Mobile County, Alabama Case Study
Mobile County, Alabama, had been “stuck” on education reform for years.
In 1954, after the Supreme Court’s landmark decision of Brown vs. Board of Education of Topeka, Kansas, the Mobile school board released a statement that said, “It must be recognized that integration is not acceptable to the major portion of our people … The traditions of two centuries can be altered by degrees only.” This polarization persisted for decades. Some whites framed the school problems as the unwillingness of blacks to improve their lives. Some blacks saw whites as finding creative new ways to impose segregation.
The community’s inability to come together and support schools was taking its toll. By 1987, Alabama ranked 51st in the nation in education spending per person. To help alleviate the funding crunch, in 1988 the Mobile Chamber of Commerce spent hundreds of thousands of dollars campaigning for a local school levy. It failed, and it failed again in 1992 and 1999.
The school system in Mobile – Alabama’s largest with 100 schools and nearly 60,000 students – was struggling with low reading proficiency, low graduation rates, inequity between urban and rural schools, and other issues.
Today, Mobile County’s education system continues to face challenges, but the community has come together after years of the persistent efforts of the Mobile Area Education Foundation and other reform groups and growing out of a Reconnecting Communities and Schools Initiative The Harwood Institute led with the foundation in the early 2000s.
The results represent a stark contrast to where the community had been for so many years:
- In 2001, 27 out of 100 schools in the district were meeting state standards. By 2005, 85 out of 100 were meeting or exceeding state standards
- In 2011, 9 out of 13 Alabama schools awarded the Torchbearer award for highest performing, high poverty schools in the state came from Mobile
- Scores for 3rd grade-level reading are up.
- A levy passed for the first time in 41 years in 2001. Ten years later, the county voted to continue funding for yet another 10 years, this time with 87 percent of the vote.
- The school board created teacher incentives to encourage highly skilled, experienced teachers to teach in low performing schools.
How did this change happen? Around 2000, the Mobile Area Education Foundation reached out to The Harwood Institute. According to Foundation President Carolyn Akers, they needed to “change the conversation,” in the county.
The Institute partnered with the Foundation to bring its Reconnecting Communities and Schools Initiative to Mobile County. The initiative was based on the idea that the entire community must take ownership of educating children for the community to move forward. The foundation and a local steering committee engaged the community using the Institute’s approach, which focuses on finding common ground to act on people’s shared aspirations. It began with these simple questions:
- What kind of community do we want?
- What kind of schools do we need in order to get the kind of community we want?
The foundation branded this local effort the “Yes We Can” campaign to engage people across the county.

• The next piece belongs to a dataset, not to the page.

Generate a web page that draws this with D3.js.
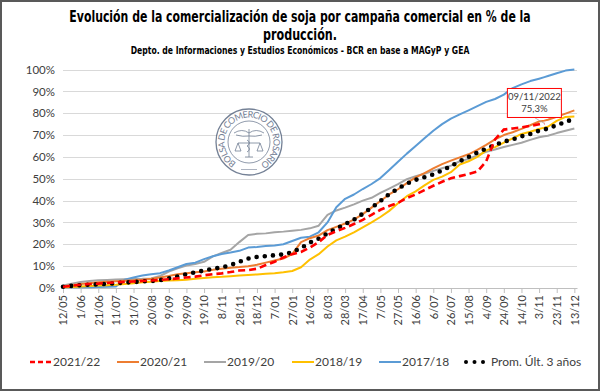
<!DOCTYPE html>
<html>
<head>
<meta charset="utf-8">
<script src="https://cdn.jsdelivr.net/npm/d3@7"></script>
<style>
  body { margin: 0; background: #fff; }
  svg { display: block; }
</style>
</head>
<body>
<svg id="chart" width="600" height="391"></svg>
<script>
// fechas cada 10 días (más el dato del 09/11/2022)
const dates = [
  '2021-05-12', '2021-05-22', '2021-06-01', '2021-06-11', '2021-06-21', '2021-07-01', '2021-07-11', '2021-07-21', '2021-07-31', '2021-08-10',
  '2021-08-20', '2021-08-30', '2021-09-09', '2021-09-19', '2021-09-29', '2021-10-09', '2021-10-19', '2021-10-29', '2021-11-08', '2021-11-18',
  '2021-11-28', '2021-12-08', '2021-12-18', '2021-12-28', '2022-01-07', '2022-01-17', '2022-01-27', '2022-02-06', '2022-02-16', '2022-02-26',
  '2022-03-08', '2022-03-18', '2022-03-28', '2022-04-07', '2022-04-17', '2022-04-27', '2022-05-07', '2022-05-17', '2022-05-27', '2022-06-06',
  '2022-06-16', '2022-06-26', '2022-07-06', '2022-07-16', '2022-07-26', '2022-08-05', '2022-08-15', '2022-08-25', '2022-09-04', '2022-09-14',
  '2022-09-24', '2022-10-04', '2022-10-14', '2022-10-24', '2022-11-03', '2022-11-09', '2022-11-13', '2022-11-23', '2022-12-03', '2022-12-13',
];

const c2122 = [
  0.6, 1.0, 1.5, 1.8, 2.0, 2.3, 2.6, 2.8, 3.0, 3.2,
  3.4, 3.7, 4.0, 4.4, 4.8, 5.2, 5.8, 6.3, 6.7, 7.3,
  8.0, 8.2, 8.8, 10.5, 12.0, 14.0, 15.5, 16.5, 18.5, 21.0,
  24.3, 26.0, 27.5, 29.3, 31.2, 33.5, 35.8, 37.5, 39.0, 41.2,
  42.8, 44.8, 46.8, 48.6, 50.2, 51.2, 52.2, 53.3, 58.0, 68.0,
  72.5, 73.0, 73.5, 74.2, 74.9, 75.3, null, null, null, null,
];
const c2021 = [
  0.8, 1.3, 1.8, 2.2, 2.6, 2.9, 3.1, 3.3, 3.5, 3.8,
  4.2, 4.8, 5.5, 6.3, 6.8, 7.2, 7.6, 8.3, 8.8, 9.3,
  9.6, 10.0, 10.6, 11.6, 12.6, 13.5, 15.5, 21.0, 22.8, 24.0,
  26.5, 28.0, 29.5, 31.3, 33.8, 36.8, 39.8, 42.8, 45.2, 48.0,
  50.6, 52.6, 54.7, 56.7, 58.3, 59.8, 61.2, 63.2, 65.5, 68.0,
  70.0, 71.3, 72.8, 74.5, 76.2, 76.6, 77.0, 78.4, 79.8, 81.3,
];
const c1920 = [
  1.2, 2.0, 2.8, 3.2, 3.5, 3.7, 3.9, 4.0, 4.1, 4.2,
  4.4, 5.5, 7.5, 9.0, 10.3, 11.0, 12.0, 14.5, 16.0, 17.5,
  21.0, 24.3, 24.8, 25.0, 25.5, 25.8, 26.2, 26.6, 27.3, 28.5,
  33.5, 35.5, 36.8, 38.3, 40.0, 41.3, 43.5, 45.5, 47.5, 49.8,
  51.2, 52.3, 53.6, 54.8, 56.0, 58.0, 59.0, 60.8, 62.3, 63.4,
  64.5, 65.5, 66.5, 67.8, 69.0, 69.4, 69.7, 70.9, 72.0, 73.0,
];
const c1819 = [
  0.3, 0.5, 0.7, 0.9, 1.1, 1.3, 1.5, 1.8, 2.2, 2.6,
  2.9, 3.2, 3.4, 3.6, 3.8, 4.2, 4.6, 4.9, 5.1, 5.4,
  5.7, 6.0, 6.2, 6.5, 6.8, 7.2, 7.8, 9.5, 13.0, 15.5,
  19.0, 21.8, 23.5, 25.5, 27.8, 30.0, 32.5, 35.3, 38.8, 42.0,
  44.2, 47.0, 49.5, 51.0, 53.0, 56.5, 58.0, 60.0, 63.0, 64.5,
  66.5, 68.5, 70.5, 71.5, 72.8, 73.4, 73.8, 76.5, 78.3, 78.5,
];
const c1718 = [
  0.3, 0.3, 0.3, 0.4, 0.5, 0.6, 0.7, 3.8, 4.8, 5.7,
  6.3, 6.8, 8.0, 9.5, 11.0, 11.6, 13.2, 14.5, 15.6, 16.2,
  17.0, 18.5, 18.8, 19.2, 19.5, 20.0, 21.5, 23.0, 23.5, 25.5,
  30.0, 37.0, 40.8, 42.8, 45.3, 47.6, 50.3, 54.0, 57.8, 61.5,
  65.0, 68.5, 72.0, 75.0, 77.5, 79.5, 81.3, 83.2, 85.2, 86.5,
  88.5, 91.5, 93.2, 94.7, 95.8, 96.5, 97.0, 98.3, 99.5, 100,
];
const prom3 = [
  0.6, 1.0, 1.3, 1.5, 1.7, 1.9, 2.2, 2.5, 2.7, 3.0,
  3.2, 3.6, 4.4, 5.3, 6.3, 7.2, 8.0, 8.8, 9.4, 10.5,
  12.0, 13.5, 14.2, 14.6, 15.0, 15.4, 16.4, 18.3, 20.8, 22.6,
  25.0, 27.2, 29.2, 31.3, 34.0, 36.8, 39.8, 43.0, 45.5, 47.8,
  49.5, 50.7, 52.0, 53.8, 55.8, 58.0, 60.0, 62.0, 63.8, 65.5,
  67.0, 68.0, 69.4, 70.5, 72.0, 72.5, 73.0, 74.5, 76.0, 77.5,
];

const tickDates = [
  '2021-05-12', '2021-06-01', '2021-06-21', '2021-07-11', '2021-07-31', '2021-08-20', '2021-09-09', '2021-09-29', '2021-10-19', '2021-11-08',
  '2021-11-28', '2021-12-18', '2022-01-07', '2022-01-27', '2022-02-16', '2022-03-08', '2022-03-28', '2022-04-17', '2022-05-07', '2022-05-27',
  '2022-06-16', '2022-07-06', '2022-07-26', '2022-08-15', '2022-09-04', '2022-09-24', '2022-10-14', '2022-11-03', '2022-11-23', '2022-12-13',
];
const yTicks = [0, 10, 20, 30, 40, 50, 60, 70, 80, 90, 100];

const series = [
  { name: '2019/20', values: c1920, color: '#A5A5A5' },
  { name: '2017/18', values: c1718, color: '#5B9BD5' },
  { name: '2018/19', values: c1819, color: '#FFC000' },
  { name: '2020/21', values: c2021, color: '#ED7D31' },
  { name: 'Prom. Últ. 3 años', values: prom3, color: '#000', dots: true },
  { name: '2021/22', values: c2122, color: '#FF0000', dashed: true },
];
const legendOrder = ['2021/22', '2020/21', '2019/20', '2018/19', '2017/18', 'Prom. Últ. 3 años'];

const parse = d3.timeParse('%Y-%m-%d');
const fmt = d3.timeFormat('%-d/%m');
const font = 'Lato, "Open Sans", sans-serif';
const narrow = '"Liberation Sans Narrow", "DejaVu Sans Condensed", "Roboto", sans-serif';

const svg = d3.select('#chart');

// marco
svg.append('rect')
  .attr('x', 1).attr('y', 1).attr('width', 598).attr('height', 389)
  .attr('fill', '#fff').attr('stroke', '#595959').attr('stroke-width', 2);

const x = d3.scaleTime()
  .domain([parse('2021-05-12'), parse('2022-12-16')])
  .range([63, 577]);
const y = d3.scaleLinear().domain([0, 100]).range([288, 69.5]);

// titulos: texto angosto, escalado en x hasta el ancho del original
function squeezed(str, cy, size, width) {
  const g = svg.append('g');
  const t = g.append('text')
    .attr('font-family', narrow).attr('font-weight', 'bold').attr('font-size', size)
    .attr('fill', '#000').attr('text-anchor', 'middle')
    .attr('x', 0).attr('y', 0)
    .text(str);
  const w = t.node().getComputedTextLength();
  g.attr('transform', `translate(300,${cy}) scale(${width / w},1)`);
}
squeezed('Evolución de la comercialización de soja por campaña comercial en % de la', 22, 15, 462);
squeezed('producción.', 40, 15, 74);
squeezed('Depto. de Informaciones y Estudios Económicos - BCR en base a MAGyP y GEA', 54, 10.5, 339);

// grilla
svg.append('g')
  .selectAll('line')
  .data(yTicks.slice(1))
  .enter()
  .append('line')
  .attr('x1', 63).attr('x2', 577)
  .attr('y1', d => Math.round(y(d)) + 0.5).attr('y2', d => Math.round(y(d)) + 0.5)
  .attr('stroke', '#d9d9d9').attr('stroke-width', 1);

// sello de fondo
const seal = svg.append('g').attr('transform', 'translate(249,142)').attr('opacity', 0.8);
seal.append('circle').attr('r', 33).attr('fill', '#fff').attr('stroke', '#52627c').attr('stroke-width', 1.3);
seal.append('circle').attr('r', 21).attr('fill', 'none').attr('stroke', '#52627c').attr('stroke-width', 0.8);
const arcPath = d3.path();
arcPath.arc(0, 0, 24.5, Math.PI / 2 + 0.55, Math.PI / 2 + 2 * Math.PI - 0.55);
seal.append('path').attr('id', 'sealArc')
  .attr('d', arcPath.toString())
  .attr('fill', 'none');
seal.append('text')
  .attr('font-family', font).attr('font-size', 9).attr('fill', '#52627c')
  .append('textPath').attr('href', '#sealArc').attr('startOffset', 0)
  .attr('textLength', 128).attr('lengthAdjust', 'spacing')
  .text('BOLSA DE COMERCIO DE ROSARIO');
seal.append('path').attr('d', 'M-15,-9 Q-7,-14 0,-9 Q7,-14 15,-9 M-13,-7 Q-6,-5 0,-6 Q6,-5 13,-7 M0,-13 L0,15 M-2,-2 Q3,1 -2,4 Q3,7 -2,10 M-11,1 L11,1 M-11,1 L-14,9 L-8,9 Z M11,1 L8,9 L14,9 Z M-4,15 L4,15')
  .attr('fill', 'none').attr('stroke', '#52627c').attr('stroke-width', 0.8);
seal.append('line').attr('x1', -8).attr('x2', 8).attr('y1', 27.5).attr('y2', 27.5)
  .attr('stroke', '#52627c').attr('stroke-width', 0.6);

// ejes
const xAxis = svg.append('g')
  .attr('transform', 'translate(0,288)')
  .call(d3.axisBottom(x).tickValues(tickDates.map(parse)).tickFormat(fmt).tickSize(5).tickSizeOuter(0));
xAxis.select('.domain').attr('stroke', '#bfbfbf');
xAxis.selectAll('.tick line').attr('stroke', '#bfbfbf');
xAxis.selectAll('.tick text')
  .attr('font-family', font).attr('font-size', 11).attr('fill', '#404040')
  .attr('transform', 'rotate(-90)')
  .attr('text-anchor', 'end')
  .attr('x', -7).attr('y', 0).attr('dy', '0.35em');

const yAxis = svg.append('g')
  .attr('transform', 'translate(55,0)')
  .call(d3.axisLeft(y).tickValues(yTicks).tickFormat(d => `${d}%`).tickSize(0));
yAxis.select('.domain').remove();
yAxis.selectAll('.tick text')
  .attr('font-family', font).attr('font-size', 11.5).attr('fill', '#404040').attr('x', 0);

// series
const line = d3.line()
  .defined(d => d[1] !== null)
  .x(d => x(d[0]))
  .y(d => y(d[1]));

series.forEach((s) => {
  const pts = dates.map((d, i) => [parse(d), s.values[i]]);
  const path = svg.append('path')
    .datum(pts)
    .attr('fill', 'none')
    .attr('stroke', s.color)
    .attr('d', line);
  if (s.dots) {
    path.attr('stroke-width', 4.6).attr('stroke-linecap', 'round').attr('stroke-dasharray', '0 8.2');
  } else if (s.dashed) {
    path.attr('stroke-width', 2.6).attr('stroke-dasharray', '7 4');
  } else {
    path.attr('stroke-width', 2).attr('stroke-linejoin', 'round');
  }
});

// anotacion
const lastIdx = c2122.findIndex(v => v === null) - 1;
const px = x(parse(dates[lastIdx]));
const py = y(c2122[lastIdx]);
svg.append('line')
  .attr('x1', px - 10).attr('y1', py - 6).attr('x2', px).attr('y2', py)
  .attr('stroke', '#a6a6a6').attr('stroke-width', 0.8);
svg.append('rect')
  .attr('x', px - 37).attr('y', py - 35).attr('width', 54).attr('height', 29)
  .attr('fill', '#fff').attr('stroke', '#FF0000').attr('stroke-width', 1);
const ann = svg.append('text').attr('font-family', font).attr('font-size', 9.5)
  .attr('fill', '#404040').attr('text-anchor', 'middle');
ann.append('tspan').attr('x', px - 10).attr('y', py - 23).text(d3.timeFormat('%d/%m/%Y')(parse(dates[lastIdx])));
ann.append('tspan').attr('x', px - 10).attr('y', py - 11).text(`${d3.format('.1f')(c2122[lastIdx]).replace('.', ',')}%`);

// leyenda
const legendX = [30, 117, 204, 292, 379, 466];
const legend = svg.append('g').attr('transform', 'translate(0,362)');
legendOrder.forEach((name, i) => {
  const s = series.find(d => d.name === name);
  const g = legend.append('g').attr('transform', `translate(${legendX[i]},0)`);
  if (s.dots) {
    g.selectAll('circle').data([0, 8.5, 17]).enter().append('circle')
      .attr('cx', d => d).attr('cy', 0).attr('r', 2).attr('fill', '#000');
    g.append('text').attr('x', 25).attr('y', 0).attr('dy', '0.35em')
      .attr('font-family', font).attr('font-size', 12).attr('fill', '#404040').text(name);
  } else {
    g.append('line').attr('x1', 0).attr('x2', 22).attr('y1', 0).attr('y2', 0)
      .attr('stroke', s.color).attr('stroke-width', s.dashed ? 2.6 : 2)
      .attr('stroke-dasharray', s.dashed ? '5 3' : null);
    g.append('text').attr('x', 23).attr('y', 0).attr('dy', '0.35em')
      .attr('font-family', font).attr('font-size', 12).attr('fill', '#404040').text(name);
  }
});
</script>
</body>
</html>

What surprised them most was that white rural parts of the county felt just as neglected as much of the black community. People felt left out and left behind. Through this process though, more and more people became interested in what was happening around education.
In 2001, the governor sought balance the state budget by cutting education. Mobile would take a hard hit. The cuts would mean layoffs of 300 teachers, a seven-week delay in the start of the school year and an end to all extracurricular activities, including football.
The foundation called for a march downtown to protest the cuts. Fearing no one would show up, 10,000 people did.
The county once again tried to pass a levy to offset the cuts. This time, it passed – the first in 41 years. Momentum was clearly shifting.
As a result the foundation sped up their work with the Institute – holding even more conversations – which produced a Community Agreement on the kinds of community and schools people wanted. This agreement formed the basis for a whole series of reforms the foundation and its partners advanced, including programs to get more students interested in science and math and innovative proposals to turn around failing schools.
These wins are rooted in the shared aspirations of people across the community who have been engaged and have become champions for education. Mobile County, once stuck from years of cynicism, mistrust and the legacy of Jim Crow, has turned a corner.